### What you have to do
Omit all images. Transcribe the rest of the material below exactly.

---------------

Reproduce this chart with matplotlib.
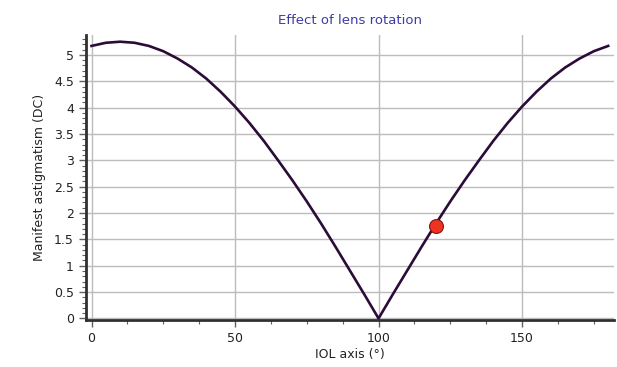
import matplotlib
matplotlib.use("Agg")
import matplotlib.pyplot as plt
from matplotlib.ticker import MultipleLocator

# IOL axis (deg) and manifest astigmatism (DC)
axis_deg = [0, 5, 10, 15, 20, 25, 30, 35, 40, 45, 50, 55, 60, 65, 70, 75, 80, 85, 90,
            95, 100, 105, 110, 115, 120, 125, 130, 135, 140, 145, 150, 155, 160, 165,
            170, 175, 180]
astig_dc = [5.17, 5.23, 5.25, 5.23, 5.17, 5.07, 4.93, 4.76, 4.55, 4.30, 4.02, 3.71,
            3.37, 3.00, 2.62, 2.22, 1.80, 1.36, 0.91, 0.46, 0.00, 0.46, 0.91, 1.36,
            1.80, 2.22, 2.62, 3.00, 3.37, 3.71, 4.02, 4.30, 4.55, 4.76, 4.93, 5.07, 5.17]

# current lens position
cur_axis = [120]
cur_astig = [1.75]

xticks = [0, 50, 100, 150]
yticks = [0, 0.5, 1, 1.5, 2, 2.5, 3, 3.5, 4, 4.5, 5]
ytick_labels = ["0", "0.5", "1", "1.5", "2", "2.5", "3", "3.5", "4", "4.5", "5"]

plt.rcParams['font.family'] = ['DejaVu Sans']

fig = plt.figure(figsize=(6.17, 3.67), dpi=100)
ax = fig.add_axes([0.139, 0.128, 0.856, 0.777])

ax.plot(axis_deg, astig_dc, color='#2b0b38', lw=1.9, zorder=3)
ax.plot(cur_axis, cur_astig, 'o', ms=10, color='#ee3322', mec='#7a1a10', mew=0.8, zorder=4)

ax.set_xlim(-2, 182)
ax.set_ylim(-0.03, 5.38)
ax.set_xticks(xticks)
ax.set_yticks(yticks)
ax.set_yticklabels(ytick_labels)
ax.xaxis.set_minor_locator(MultipleLocator(12.5))
ax.yaxis.set_minor_locator(MultipleLocator(0.1))

ax.grid(True, which='major', color='#bcbcbc', lw=1)
ax.set_axisbelow(True)

for s in ['top', 'right']:
    ax.spines[s].set_visible(False)
for s in ['left', 'bottom']:
    ax.spines[s].set_linewidth(2)
    ax.spines[s].set_color('#303030')

ax.tick_params(which='major', length=5, width=1, color='#606060', labelsize=9, labelcolor='#222222')
ax.tick_params(which='minor', length=3, width=0.8, color='#606060')

ax.set_title('Effect of lens rotation', color='#3c3ca8', fontsize=9.5, pad=8)
ax.set_xlabel('IOL axis (°)', fontsize=9, color='#222222', labelpad=2)
ax.set_ylabel('Manifest astigmatism (DC)', fontsize=9, color='#222222', labelpad=6)

fig.savefig('out.png', dpi=100)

---------------

### Answer to the task
Reproduce this chart with matplotlib.
import matplotlib
matplotlib.use("Agg")
import matplotlib.pyplot as plt
from matplotlib.ticker import MultipleLocator

# IOL axis (deg) and manifest astigmatism (DC)
axis_deg = [0, 5, 10, 15, 20, 25, 30, 35, 40, 45, 50, 55, 60, 65, 70, 75, 80, 85, 90,
            95, 100, 105, 110, 115, 120, 125, 130, 135, 140, 145, 150, 155, 160, 165,
            170, 175, 180]
astig_dc = [5.17, 5.23, 5.25, 5.23, 5.17, 5.07, 4.93, 4.76, 4.55, 4.30, 4.02, 3.71,
            3.37, 3.00, 2.62, 2.22, 1.80, 1.36, 0.91, 0.46, 0.00, 0.46, 0.91, 1.36,
            1.80, 2.22, 2.62, 3.00, 3.37, 3.71, 4.02, 4.30, 4.55, 4.76, 4.93, 5.07, 5.17]

# current lens position
cur_axis = [120]
cur_astig = [1.75]

xticks = [0, 50, 100, 150]
yticks = [0, 0.5, 1, 1.5, 2, 2.5, 3, 3.5, 4, 4.5, 5]
ytick_labels = ["0", "0.5", "1", "1.5", "2", "2.5", "3", "3.5", "4", "4.5", "5"]

plt.rcParams['font.family'] = ['DejaVu Sans']

fig = plt.figure(figsize=(6.17, 3.67), dpi=100)
ax = fig.add_axes([0.139, 0.128, 0.856, 0.777])

ax.plot(axis_deg, astig_dc, color='#2b0b38', lw=1.9, zorder=3)
ax.plot(cur_axis, cur_astig, 'o', ms=10, color='#ee3322', mec='#7a1a10', mew=0.8, zorder=4)

ax.set_xlim(-2, 182)
ax.set_ylim(-0.03, 5.38)
ax.set_xticks(xticks)
ax.set_yticks(yticks)
ax.set_yticklabels(ytick_labels)
ax.xaxis.set_minor_locator(MultipleLocator(12.5))
ax.yaxis.set_minor_locator(MultipleLocator(0.1))

ax.grid(True, which='major', color='#bcbcbc', lw=1)
ax.set_axisbelow(True)

for s in ['top', 'right']:
    ax.spines[s].set_visible(False)
for s in ['left', 'bottom']:
    ax.spines[s].set_linewidth(2)
    ax.spines[s].set_color('#303030')

ax.tick_params(which='major', length=5, width=1, color='#606060', labelsize=9, labelcolor='#222222')
ax.tick_params(which='minor', length=3, width=0.8, color='#606060')

ax.set_title('Effect of lens rotation', color='#3c3ca8', fontsize=9.5, pad=8)
ax.set_xlabel('IOL axis (°)', fontsize=9, color='#222222', labelpad=2)
ax.set_ylabel('Manifest astigmatism (DC)', fontsize=9, color='#222222', labelpad=6)

fig.savefig('out.png', dpi=100)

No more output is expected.